Copy, without any alteration, the lines from the one that includes "Emit a web page" up to and including the one that includes "const xMinorStep = 0.5, yMinorStep = 0.05;".

SOURCE MATERIAL>
· · · ·

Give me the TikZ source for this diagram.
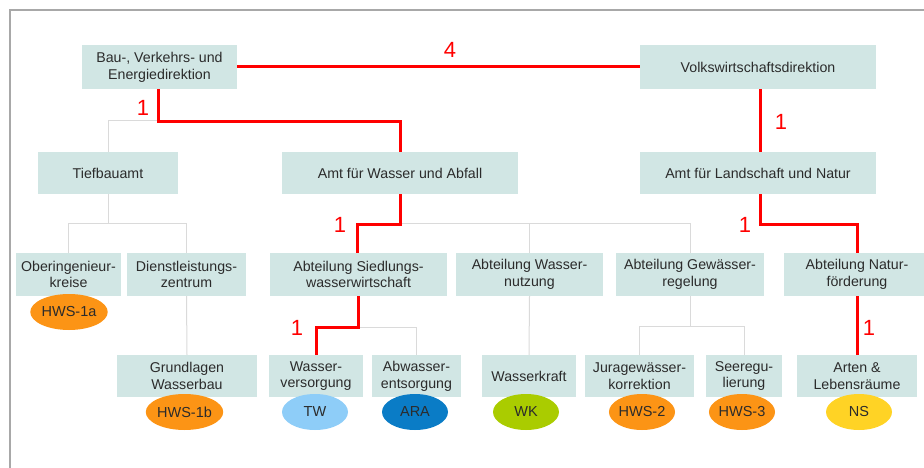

· · · ·

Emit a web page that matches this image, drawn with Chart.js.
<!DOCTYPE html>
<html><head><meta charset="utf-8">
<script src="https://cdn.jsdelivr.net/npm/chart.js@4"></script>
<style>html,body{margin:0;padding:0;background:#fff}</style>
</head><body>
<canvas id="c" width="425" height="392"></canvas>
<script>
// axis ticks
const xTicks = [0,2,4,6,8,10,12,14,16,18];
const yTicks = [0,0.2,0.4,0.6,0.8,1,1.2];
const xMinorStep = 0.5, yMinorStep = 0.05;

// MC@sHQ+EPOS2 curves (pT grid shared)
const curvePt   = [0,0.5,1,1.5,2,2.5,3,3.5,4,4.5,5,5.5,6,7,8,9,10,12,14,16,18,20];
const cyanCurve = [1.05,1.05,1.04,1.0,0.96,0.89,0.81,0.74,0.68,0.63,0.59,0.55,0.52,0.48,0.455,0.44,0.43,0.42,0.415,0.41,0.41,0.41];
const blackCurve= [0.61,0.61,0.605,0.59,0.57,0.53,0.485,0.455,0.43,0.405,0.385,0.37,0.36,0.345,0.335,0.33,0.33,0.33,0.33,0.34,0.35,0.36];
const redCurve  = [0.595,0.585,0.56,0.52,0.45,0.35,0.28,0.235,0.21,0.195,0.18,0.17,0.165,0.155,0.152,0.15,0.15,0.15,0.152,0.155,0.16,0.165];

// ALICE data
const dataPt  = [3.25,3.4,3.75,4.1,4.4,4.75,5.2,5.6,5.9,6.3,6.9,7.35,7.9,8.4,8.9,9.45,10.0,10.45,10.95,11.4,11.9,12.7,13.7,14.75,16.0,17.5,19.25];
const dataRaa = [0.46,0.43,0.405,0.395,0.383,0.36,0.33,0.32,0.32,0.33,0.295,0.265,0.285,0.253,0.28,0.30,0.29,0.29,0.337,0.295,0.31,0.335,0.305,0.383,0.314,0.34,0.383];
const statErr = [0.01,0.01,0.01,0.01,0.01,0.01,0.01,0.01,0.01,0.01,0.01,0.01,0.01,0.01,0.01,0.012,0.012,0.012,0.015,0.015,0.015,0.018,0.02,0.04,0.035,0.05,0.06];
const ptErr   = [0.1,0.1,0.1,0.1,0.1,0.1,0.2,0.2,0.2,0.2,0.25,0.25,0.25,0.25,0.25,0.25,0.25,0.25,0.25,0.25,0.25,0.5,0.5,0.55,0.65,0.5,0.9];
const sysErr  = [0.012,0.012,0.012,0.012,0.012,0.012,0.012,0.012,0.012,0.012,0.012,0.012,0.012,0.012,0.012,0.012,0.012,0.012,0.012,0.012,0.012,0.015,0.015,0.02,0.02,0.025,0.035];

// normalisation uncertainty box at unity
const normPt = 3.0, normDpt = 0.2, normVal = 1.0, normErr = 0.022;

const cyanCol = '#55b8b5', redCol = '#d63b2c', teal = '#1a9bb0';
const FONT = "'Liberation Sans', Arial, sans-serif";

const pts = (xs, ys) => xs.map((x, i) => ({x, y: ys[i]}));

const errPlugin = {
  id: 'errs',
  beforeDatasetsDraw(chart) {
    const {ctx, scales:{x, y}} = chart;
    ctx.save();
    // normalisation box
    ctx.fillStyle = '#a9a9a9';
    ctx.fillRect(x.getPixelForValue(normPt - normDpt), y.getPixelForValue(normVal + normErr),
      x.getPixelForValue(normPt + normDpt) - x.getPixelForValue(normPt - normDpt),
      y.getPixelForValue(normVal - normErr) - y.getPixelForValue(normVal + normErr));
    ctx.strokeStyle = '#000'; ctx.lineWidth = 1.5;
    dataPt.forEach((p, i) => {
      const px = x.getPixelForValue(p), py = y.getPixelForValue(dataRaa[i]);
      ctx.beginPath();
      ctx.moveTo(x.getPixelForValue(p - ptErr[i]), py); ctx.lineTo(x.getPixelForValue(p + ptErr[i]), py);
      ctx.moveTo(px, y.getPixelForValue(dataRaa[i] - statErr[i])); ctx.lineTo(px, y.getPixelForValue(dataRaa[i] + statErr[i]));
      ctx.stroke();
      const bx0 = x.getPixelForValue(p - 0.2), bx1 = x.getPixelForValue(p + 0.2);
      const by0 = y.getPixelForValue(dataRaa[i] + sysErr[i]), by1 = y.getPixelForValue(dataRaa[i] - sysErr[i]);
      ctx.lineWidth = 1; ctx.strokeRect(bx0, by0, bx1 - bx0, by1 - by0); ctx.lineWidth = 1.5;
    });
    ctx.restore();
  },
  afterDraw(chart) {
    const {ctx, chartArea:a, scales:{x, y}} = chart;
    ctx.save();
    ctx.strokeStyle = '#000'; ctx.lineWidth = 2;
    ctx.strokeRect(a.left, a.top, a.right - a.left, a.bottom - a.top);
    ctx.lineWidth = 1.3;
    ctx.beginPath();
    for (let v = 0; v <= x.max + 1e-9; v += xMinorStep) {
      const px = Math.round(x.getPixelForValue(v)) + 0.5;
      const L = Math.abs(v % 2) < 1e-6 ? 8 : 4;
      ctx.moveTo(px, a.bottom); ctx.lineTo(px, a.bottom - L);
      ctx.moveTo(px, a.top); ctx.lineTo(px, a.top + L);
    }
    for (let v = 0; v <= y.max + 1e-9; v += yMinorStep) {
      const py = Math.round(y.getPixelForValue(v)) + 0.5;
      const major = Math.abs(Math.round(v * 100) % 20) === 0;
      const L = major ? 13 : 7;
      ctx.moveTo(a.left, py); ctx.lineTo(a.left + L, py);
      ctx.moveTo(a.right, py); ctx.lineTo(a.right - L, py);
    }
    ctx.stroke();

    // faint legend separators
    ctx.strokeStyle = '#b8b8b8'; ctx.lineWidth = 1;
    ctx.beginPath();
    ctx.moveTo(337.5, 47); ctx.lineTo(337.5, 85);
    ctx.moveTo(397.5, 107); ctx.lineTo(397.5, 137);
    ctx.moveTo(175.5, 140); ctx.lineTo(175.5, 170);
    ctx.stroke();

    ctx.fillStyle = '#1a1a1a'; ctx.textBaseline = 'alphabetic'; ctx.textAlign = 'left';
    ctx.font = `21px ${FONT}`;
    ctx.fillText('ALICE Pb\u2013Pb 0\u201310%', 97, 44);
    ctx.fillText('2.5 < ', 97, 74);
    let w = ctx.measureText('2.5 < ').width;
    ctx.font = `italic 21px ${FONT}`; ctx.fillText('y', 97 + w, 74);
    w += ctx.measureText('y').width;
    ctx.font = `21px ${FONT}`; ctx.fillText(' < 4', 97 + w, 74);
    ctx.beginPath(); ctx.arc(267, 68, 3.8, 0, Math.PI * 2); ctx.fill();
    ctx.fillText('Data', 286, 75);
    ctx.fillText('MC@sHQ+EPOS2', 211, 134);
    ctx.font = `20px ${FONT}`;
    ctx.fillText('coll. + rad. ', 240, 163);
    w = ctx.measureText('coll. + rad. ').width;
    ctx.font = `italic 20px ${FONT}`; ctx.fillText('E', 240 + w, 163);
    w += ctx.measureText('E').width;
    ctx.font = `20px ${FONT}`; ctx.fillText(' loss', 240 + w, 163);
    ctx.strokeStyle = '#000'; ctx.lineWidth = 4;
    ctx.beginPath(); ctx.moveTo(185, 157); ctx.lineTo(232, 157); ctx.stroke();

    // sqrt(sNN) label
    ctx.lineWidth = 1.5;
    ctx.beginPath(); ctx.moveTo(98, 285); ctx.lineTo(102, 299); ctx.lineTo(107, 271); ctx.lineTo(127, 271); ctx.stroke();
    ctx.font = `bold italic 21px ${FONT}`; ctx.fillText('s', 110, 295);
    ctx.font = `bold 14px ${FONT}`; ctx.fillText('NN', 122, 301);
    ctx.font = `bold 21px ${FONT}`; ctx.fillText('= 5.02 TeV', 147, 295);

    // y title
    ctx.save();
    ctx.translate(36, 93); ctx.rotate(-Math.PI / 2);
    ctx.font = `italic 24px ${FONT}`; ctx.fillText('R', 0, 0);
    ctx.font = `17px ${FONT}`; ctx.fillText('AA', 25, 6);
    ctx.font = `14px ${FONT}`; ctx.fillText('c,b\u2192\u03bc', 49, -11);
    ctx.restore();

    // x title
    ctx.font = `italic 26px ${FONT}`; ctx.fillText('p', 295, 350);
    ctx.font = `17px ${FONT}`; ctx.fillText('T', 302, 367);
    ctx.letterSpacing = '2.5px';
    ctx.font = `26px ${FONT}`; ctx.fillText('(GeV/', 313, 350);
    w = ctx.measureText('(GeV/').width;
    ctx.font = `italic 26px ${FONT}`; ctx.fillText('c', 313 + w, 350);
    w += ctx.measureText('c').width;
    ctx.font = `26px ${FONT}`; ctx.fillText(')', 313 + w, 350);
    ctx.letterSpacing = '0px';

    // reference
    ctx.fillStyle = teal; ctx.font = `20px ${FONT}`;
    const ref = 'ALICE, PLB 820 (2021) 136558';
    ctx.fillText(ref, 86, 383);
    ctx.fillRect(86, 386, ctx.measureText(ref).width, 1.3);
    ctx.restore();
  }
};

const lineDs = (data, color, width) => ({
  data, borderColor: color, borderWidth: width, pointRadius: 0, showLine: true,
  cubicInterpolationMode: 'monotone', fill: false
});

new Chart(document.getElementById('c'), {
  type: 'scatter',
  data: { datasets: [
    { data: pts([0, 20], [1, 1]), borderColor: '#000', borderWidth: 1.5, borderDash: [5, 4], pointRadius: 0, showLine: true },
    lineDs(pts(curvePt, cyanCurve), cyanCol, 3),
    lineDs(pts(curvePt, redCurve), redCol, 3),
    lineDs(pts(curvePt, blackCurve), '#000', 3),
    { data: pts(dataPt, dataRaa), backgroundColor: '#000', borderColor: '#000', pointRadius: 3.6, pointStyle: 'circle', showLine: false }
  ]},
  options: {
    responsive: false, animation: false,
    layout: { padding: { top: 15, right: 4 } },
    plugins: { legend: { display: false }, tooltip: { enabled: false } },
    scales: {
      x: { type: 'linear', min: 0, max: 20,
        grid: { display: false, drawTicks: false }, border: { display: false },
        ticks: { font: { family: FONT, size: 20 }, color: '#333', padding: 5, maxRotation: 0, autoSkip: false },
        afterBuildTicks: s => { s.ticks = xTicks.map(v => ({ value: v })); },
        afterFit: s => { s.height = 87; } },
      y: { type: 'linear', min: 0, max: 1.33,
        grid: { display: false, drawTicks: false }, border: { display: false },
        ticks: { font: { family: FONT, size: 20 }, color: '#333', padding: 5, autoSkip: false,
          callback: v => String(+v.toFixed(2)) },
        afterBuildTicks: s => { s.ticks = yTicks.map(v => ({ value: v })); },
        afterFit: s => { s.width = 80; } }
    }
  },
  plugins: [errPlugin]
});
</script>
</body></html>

· · · ·

EXERCISE SOLUTION>
Emit a web page that matches this image, drawn with Chart.js.
<!DOCTYPE html>
<html><head><meta charset="utf-8">
<script src="https://cdn.jsdelivr.net/npm/chart.js@4"></script>
<style>html,body{margin:0;padding:0;background:#fff}</style>
</head><body>
<canvas id="c" width="425" height="392"></canvas>
<script>
// axis ticks
const xTicks = [0,2,4,6,8,10,12,14,16,18];
const yTicks = [0,0.2,0.4,0.6,0.8,1,1.2];
const xMinorStep = 0.5, yMinorStep = 0.05;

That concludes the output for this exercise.